Lectern is the raised, slanted stand the speaker uses to keep his notes. The Oxford dictionary defines lectern as “A tall stand with a sloping top to hold a book or notes, from which someone, typically a preacher or lecturer, can read while standing up.”
A lectern can be placed in the middle of the stage or off to one side. A microphone may also be attached to the lectern. The speaker always stands behind the lectern. Lecterns are used by college professors, lecturers, politicians, preachers and other speakers who address large gatherings.
The term “Lectern” is derived from the Latin lectus, the past participle of the verb legere, which means “to read”.
What is a Podium?
A podium is a slightly raised platform on which the speakers stand while speaking. Podium is defined by the Oxford dictionary as “a small platform on which a person may stand to be seen by an audience, as when making a speech or conducting an orchestra”. As this definition suggests, standing on the podium helps the audience to see the speaker clearly. It also helps the speaker to increase his vocal projections.
However, lectern and podium are increasingly being used as synonyms, especially in the USA. Because of this increased usage, the Oxford dictionary lists podium as a synonym for lectern, while indicating that this usage is seen in North American English.
The easiest way to remember the difference between lectern and podium is to keep in mind that the speaker stands behind the lectern and stands on the podium. The lectern can be also placed on the podium.
What is the difference between Lectern and Podium?
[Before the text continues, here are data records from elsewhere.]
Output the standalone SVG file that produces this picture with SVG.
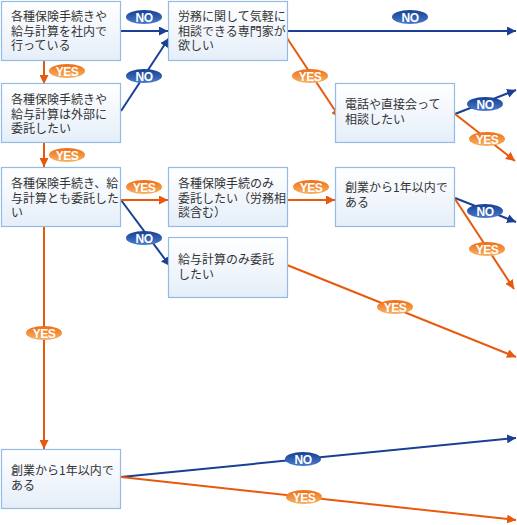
<svg xmlns="http://www.w3.org/2000/svg" width="517" height="525" viewBox="0 0 517 525">
<defs>
<linearGradient id="boxg" x1="0" y1="0" x2="0" y2="1">
<stop offset="0" stop-color="#ffffff"/>
<stop offset="1" stop-color="#e5eef9"/>
</linearGradient>
<linearGradient id="nog" x1="0" y1="0" x2="0" y2="1">
<stop offset="0" stop-color="#163f94"/>
<stop offset="1" stop-color="#4a7ccc"/>
</linearGradient>
<linearGradient id="yesg" x1="0" y1="0" x2="0" y2="1">
<stop offset="0" stop-color="#ee6e14"/>
<stop offset="1" stop-color="#f7b266"/>
</linearGradient>
<marker id="ab" viewBox="0 0 10 10" refX="10" refY="5" markerWidth="9" markerHeight="9" markerUnits="userSpaceOnUse" orient="auto">
<path d="M0,0 L10,5 L0,10 z" fill="#1a3f94"/>
</marker>
<marker id="ao" viewBox="0 0 10 10" refX="10" refY="5" markerWidth="9" markerHeight="9" markerUnits="userSpaceOnUse" orient="auto">
<path d="M0,0 L10,5 L0,10 z" fill="#e8590c"/>
</marker>
</defs>
<style>
.box{fill:url(#boxg);stroke:#94bbe4;stroke-width:1.2}
.t{font-family:"Noto Sans CJK JP","Noto Sans",sans-serif;font-size:12px;fill:#333}
.b{fill:none;stroke:#1a3f94;stroke-width:2;marker-end:url(#ab)}
.o{fill:none;stroke:#e8590c;stroke-width:2;marker-end:url(#ao)}
.nop{fill:url(#nog)}
.yesp{fill:url(#yesg)}
.pt{font-family:"Liberation Sans",Arial,sans-serif;font-size:12px;font-weight:bold;fill:#fff;text-anchor:middle;letter-spacing:-0.5px}
</style>
<rect width="517" height="525" fill="#ffffff"/>
<g id="connectors">
<path class="b" d="M121,31 L168,31"/>
<path class="b" d="M121,111 L169,38"/>
<path class="b" d="M287,31 L516,31"/>
<path class="b" d="M455,114 L516,90"/>
<path class="b" d="M121,200 L170,266"/>
<path class="b" d="M455,198 L516,222"/>
<path class="b" d="M121,477 L516,438"/>
<path class="o" d="M44,60 L44,84"/>
<path class="o" d="M44,143 L44,167"/>
<path class="o" d="M287,38 L340,118"/>
<path class="o" d="M455,114 L515,161"/>
<path class="o" d="M121,200 L168,200"/>
<path class="o" d="M44,227 L44,449"/>
<path class="o" d="M287,200 L335,200"/>
<path class="o" d="M455,199 L514,289"/>
<path class="o" d="M287,265 L516,357"/>
<path class="o" d="M121,477 L516,520"/>
</g>
<g id="labels">
<g><ellipse class="nop" cx="144" cy="17" rx="18" ry="7"/><text class="pt" x="144" y="21.5">NO</text></g>
<g><ellipse class="nop" cx="144" cy="76" rx="18" ry="7"/><text class="pt" x="144" y="80.5">NO</text></g>
<g><ellipse class="nop" cx="410" cy="17" rx="18" ry="7"/><text class="pt" x="410" y="21.5">NO</text></g>
<g><ellipse class="nop" cx="485" cy="104" rx="18" ry="7"/><text class="pt" x="485" y="108.5">NO</text></g>
<g><ellipse class="nop" cx="144" cy="238" rx="18" ry="7"/><text class="pt" x="144" y="242.5">NO</text></g>
<g><ellipse class="nop" cx="485" cy="211" rx="18" ry="7"/><text class="pt" x="485" y="215.5">NO</text></g>
<g><ellipse class="nop" cx="303" cy="459" rx="18" ry="7"/><text class="pt" x="303" y="463.5">NO</text></g>
<g><ellipse class="yesp" cx="67" cy="71" rx="18" ry="7"/><text class="pt" x="67" y="75.5">YES</text></g>
<g><ellipse class="yesp" cx="67" cy="155" rx="18" ry="7"/><text class="pt" x="67" y="159.5">YES</text></g>
<g><ellipse class="yesp" cx="310" cy="76" rx="18" ry="7"/><text class="pt" x="310" y="80.5">YES</text></g>
<g><ellipse class="yesp" cx="487" cy="139" rx="18" ry="7"/><text class="pt" x="487" y="143.5">YES</text></g>
<g><ellipse class="yesp" cx="144" cy="187" rx="18" ry="7"/><text class="pt" x="144" y="191.5">YES</text></g>
<g><ellipse class="yesp" cx="44" cy="333" rx="18" ry="7"/><text class="pt" x="44" y="337.5">YES</text></g>
<g><ellipse class="yesp" cx="311" cy="187" rx="18" ry="7"/><text class="pt" x="311" y="191.5">YES</text></g>
<g><ellipse class="yesp" cx="487" cy="249" rx="18" ry="7"/><text class="pt" x="487" y="253.5">YES</text></g>
<g><ellipse class="yesp" cx="395" cy="307" rx="18" ry="7"/><text class="pt" x="395" y="311.5">YES</text></g>
<g><ellipse class="yesp" cx="304" cy="497" rx="18" ry="7"/><text class="pt" x="304" y="501.5">YES</text></g>
</g>
<g id="nodeA"><rect class="box" x="1.5" y="1.5" width="119" height="59"/>
<text class="t"><tspan x="11" y="21">各種保険手続きや</tspan><tspan x="11" y="35.5">給与計算を社内で</tspan><tspan x="11" y="50">行っている</tspan></text></g>
<g id="nodeB"><rect class="box" x="168.5" y="1.5" width="119" height="59"/>
<text class="t"><tspan x="178" y="21">労務に関して気軽に</tspan><tspan x="178" y="35.5">相談できる専門家が</tspan><tspan x="178" y="50">欲しい</tspan></text></g>
<g id="nodeC"><rect class="box" x="1.5" y="83.5" width="119" height="59"/>
<text class="t"><tspan x="11" y="104">各種保険手続きや</tspan><tspan x="11" y="118.5">給与計算は外部に</tspan><tspan x="11" y="133">委託したい</tspan></text></g>
<g id="nodeG"><rect class="box" x="335.5" y="83.5" width="119" height="59"/>
<text class="t"><tspan x="345" y="109">電話や直接会って</tspan><tspan x="345" y="123.5">相談したい</tspan></text></g>
<g id="nodeD"><rect class="box" x="1.5" y="167.5" width="119" height="59"/>
<text class="t"><tspan x="11" y="188">各種保険手続き、給</tspan><tspan x="11" y="202.5">与計算とも委託した</tspan><tspan x="11" y="217">い</tspan></text></g>
<g id="nodeE"><rect class="box" x="168.5" y="167.5" width="119" height="59"/>
<text class="t"><tspan x="178" y="188">各種保険手続のみ</tspan><tspan x="178" y="202.5">委託したい（労務相</tspan><tspan x="178" y="217">談含む）</tspan></text></g>
<g id="nodeH"><rect class="box" x="335.5" y="167.5" width="119" height="59"/>
<text class="t"><tspan x="345" y="192">創業から1年以内で</tspan><tspan x="345" y="206.5">ある</tspan></text></g>
<g id="nodeF"><rect class="box" x="168.5" y="237.5" width="119" height="60"/>
<text class="t"><tspan x="178" y="264">給与計算のみ委託</tspan><tspan x="178" y="278.5">したい</tspan></text></g>
<g id="nodeI"><rect class="box" x="1.5" y="449.5" width="119" height="59"/>
<text class="t"><tspan x="11" y="475">創業から1年以内で</tspan><tspan x="11" y="489.5">ある</tspan></text></g>
</svg>
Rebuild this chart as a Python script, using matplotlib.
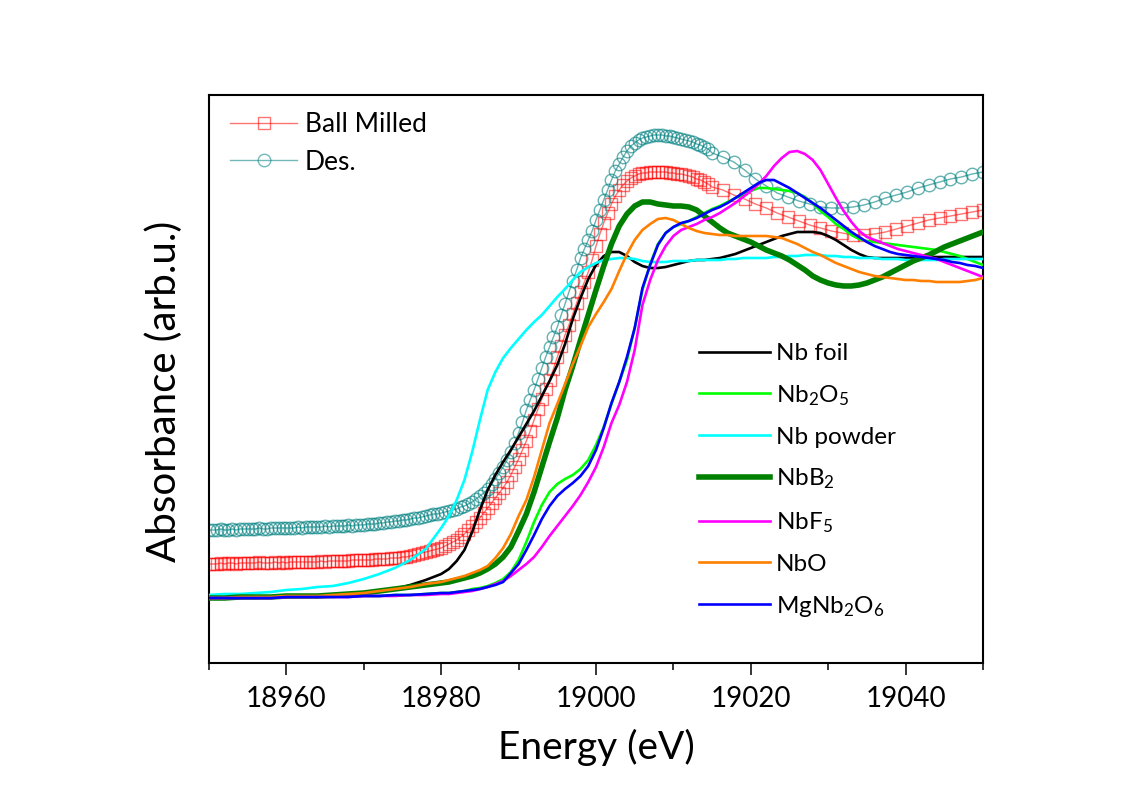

Lectern: Lectern is the raised, slanted stand where the speaker keeps his notes.
Podium: Podium is the small platform on which the speaker stands while speaking.
Position of the Speaker:
Lectern: The speaker stands behind the lectern.
Podium: The speaker stands on the podium.
Lectern: Lectern may contain a microphone, video ports for laptops, controls for lights, sounds, screen, etc.
Podium: Podiums do not contain sophisticated technical features.
Lectern: The speaker can keep his books and notes on the lectern.
Podium: Podium helps the audience to see the speaker clearly and helps the speaker to project his voice clearly.